What I found was the Udoo x86 II Ultra. Here are the base specs:
- CPU: Intel Pentium N3710 2.56 GHz
- RAM: 8 GB DDR3 Dual Channel
- Storage: 32 GB eMMC
The power is more than enough, as I don’t expect to end up with too many x86 only services (right now I’m running over 20 jobs in my cluster, and none of them is x86 only).
With an enclosure and a power brick, it cost me a total of 450 €. Could I have build a cheaper machine from standard components? Possibly. But it would not have been this small (13 cm x 9 cm x 3cm) and would have probably drawn at least a bit more power. With how little it uses, it is also running perfectly when passively cooled.
Here is a Grafana plot showing the CPU utilization and CPU frequency during
a stress-ng -c 4
run. The small heat sink in the picture above was able to
sustain the full 2.56 GHz on all four cores for about 5 minutes before throttling
started.
The storage does not play much of a role for me, as I planned to netboot it anyway. This machine’s only task is to serve as an x86 machine in my Nomad cluster for those few services I would like to run which only support x86.

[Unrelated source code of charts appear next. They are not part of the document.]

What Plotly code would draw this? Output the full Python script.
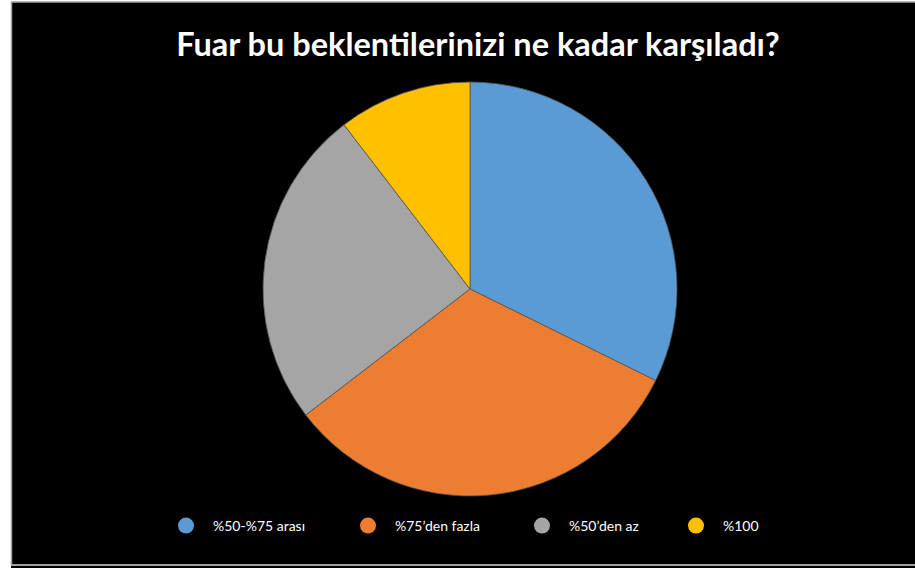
import plotly.graph_objects as go

title_text = "Fuar bu beklentilerinizi ne kadar karşıladı?"
categories = ["%50-%75 arası", "%75’den fazla", "%50’den az", "%100"]
values = [31, 31, 24, 10]
colors = ["#5B9BD5", "#ED7D31", "#A5A5A5", "#FFC000"]

W, H = 915, 568
cx, cy, r = 470, 289, 207

fig = go.Figure()
fig.add_trace(go.Pie(
    labels=categories, values=values, sort=False, direction="clockwise", rotation=0,
    marker=dict(colors=colors, line=dict(color="#555555", width=0.8)),
    textinfo="none", hoverinfo="label+value+percent", showlegend=False,
    domain=dict(x=[(cx - r) / W, (cx + r) / W], y=[(H - cy - r) / H, (H - cy + r) / H]),
))

legend_centers = [186, 368, 542, 696]
layout_legends = {}
for i, (cat, col) in enumerate(zip(categories, colors)):
    name = "legend" if i == 0 else f"legend{i+1}"
    fig.add_trace(go.Scatter(
        x=[None], y=[None], mode="markers", name=cat, legend=name,
        marker=dict(symbol="circle", size=16, color=col), showlegend=True,
    ))
    layout_legends[name] = dict(
        x=(legend_centers[i] - 27) / W, xanchor="left", y=(H - 526) / H, yanchor="middle",
        orientation="h", bgcolor="rgba(0,0,0,0)", itemwidth=44,
        font=dict(family="Lato, Open Sans, sans-serif", size=14, color="#FFFFFF"),
    )

fig.update_layout(
    width=W, height=H, margin=dict(l=0, r=0, t=0, b=0),
    paper_bgcolor="#FFFFFF", plot_bgcolor="rgba(0,0,0,0)",
    xaxis=dict(visible=False), yaxis=dict(visible=False),
    title=dict(text=f"<b>{title_text}</b>", x=478 / W, xanchor="center", y=1 - 45 / H, yanchor="middle",
               font=dict(family="Lato, Open Sans, sans-serif", size=32.5, color="#FFFFFF")),
    shapes=[
        dict(type="rect", xref="paper", yref="paper", x0=11 / W, x1=1.02, y0=-0.02, y1=1 - 2 / H,
             fillcolor="#000000", line=dict(width=0), layer="below"),
        dict(type="line", xref="paper", yref="paper", x0=11 / W, x1=1.02, y0=1 - 2 / H, y1=1 - 2 / H,
             line=dict(color="#A0A0A0", width=1.5), layer="below"),
        dict(type="line", xref="paper", yref="paper", x0=11 / W, x1=1.02, y0=1 - 565 / H, y1=1 - 565 / H,
             line=dict(color="#A0A0A0", width=2), layer="below"),
        dict(type="line", xref="paper", yref="paper", x0=11.5 / W, x1=11.5 / W, y0=1 - 565 / H, y1=1 - 2 / H,
             line=dict(color="#A0A0A0", width=1.5), layer="below"),
    ],
    **layout_legends,
)

fig.write_html("out.html", config={"displayModeBar": False},
               post_script="document.body.style.margin='0px';")
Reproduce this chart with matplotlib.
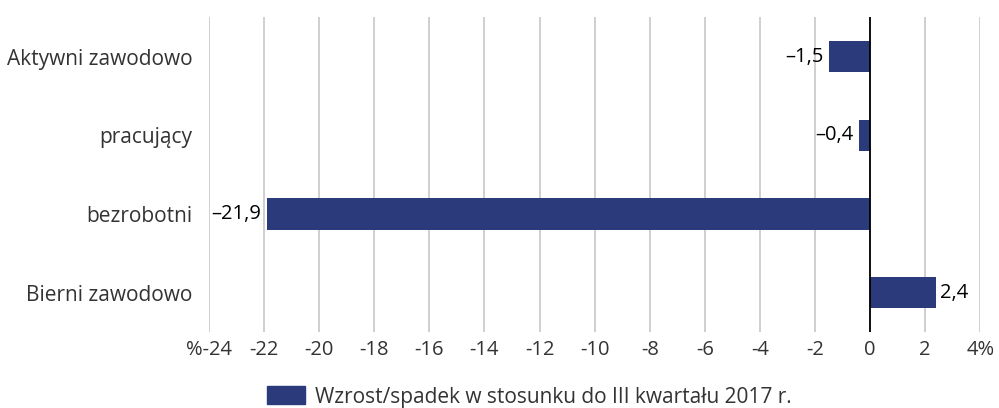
import matplotlib.pyplot as plt
import matplotlib.patches as mpatches

# Data
categories = ['Aktywni zawodowo', 'pracujący', 'bezrobotni', 'Bierni zawodowo']
values = [-1.5, -0.4, -21.9, 2.4]
value_labels = ['\u20131,5', '\u20130,4', '\u201321,9', '2,4']
xticks = list(range(-24, 5, 2))
xtick_labels = ['%-24'] + [str(t) for t in xticks[1:-1]] + ['4%']
legend_label = 'Wzrost/spadek w stosunku do III kwartału 2017 r.'

bar_color = '#2b3a7a'
text_color = '#333333'
plt.rcParams['font.family'] = ['Open Sans', 'DejaVu Sans']

fig = plt.figure(figsize=(9.99, 4.08), dpi=100)
ax = fig.add_axes([0.2092, 0.186, 0.772, 0.772])

y = list(range(len(categories)))
ax.barh(y, values, height=0.4, color=bar_color, zorder=3)

for yi, v, lab in zip(y, values, value_labels):
	if v < 0:
		ax.text(v - 0.2, yi, lab, ha='right', va='center', fontsize=14.5, color='black')
	else:
		ax.text(v + 0.15, yi, lab, ha='left', va='center', fontsize=14.5, color='black')

ax.set_xlim(-24, 4)
ax.set_ylim(3.5, -0.5)
ax.set_xticks(xticks)
ax.set_xticklabels(xtick_labels, fontsize=14.5, color=text_color)
ax.set_yticks(y)
ax.set_yticklabels(categories, fontsize=15, color=text_color)
ax.tick_params(axis='y', length=0, pad=12)
ax.tick_params(axis='x', length=0, pad=6)

for s in ax.spines.values():
	s.set_visible(False)
ax.grid(axis='x', color='#cccccc', linewidth=1.3, zorder=0)
ax.axvline(0, color='black', linewidth=1.3, zorder=4)

handle = mpatches.Patch(color=bar_color, label=legend_label)
fig.legend(handles=[handle], loc='lower left', bbox_to_anchor=(0.265, -0.004),
	frameon=False, fontsize=15, handlelength=1.83, handleheight=0.96,
	handletextpad=0.48, borderpad=0.1, borderaxespad=0, labelcolor=text_color)

fig.savefig('out.png', dpi=100)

In the rest of this post, I will go a little bit into details on the netboot and image creation for this machine. I only just finished a series on netbooting Raspberry Pis, but this was a different experience for two reasons: One, the Udoo supports full standard PXE boot, while the Pi does a little bit of its own thing. Two, I had to redo my image setup, because I used the packer-builder-arm Packer plugin for my Pi images. For this new image, I now used the QEMU builder, which has an amusing (to me 😉) way of running an OS installer (Ubuntu again).
PXE boot
There is one major difference between the Pi netboot approach I have described in a previous article and the standard PXE boot process.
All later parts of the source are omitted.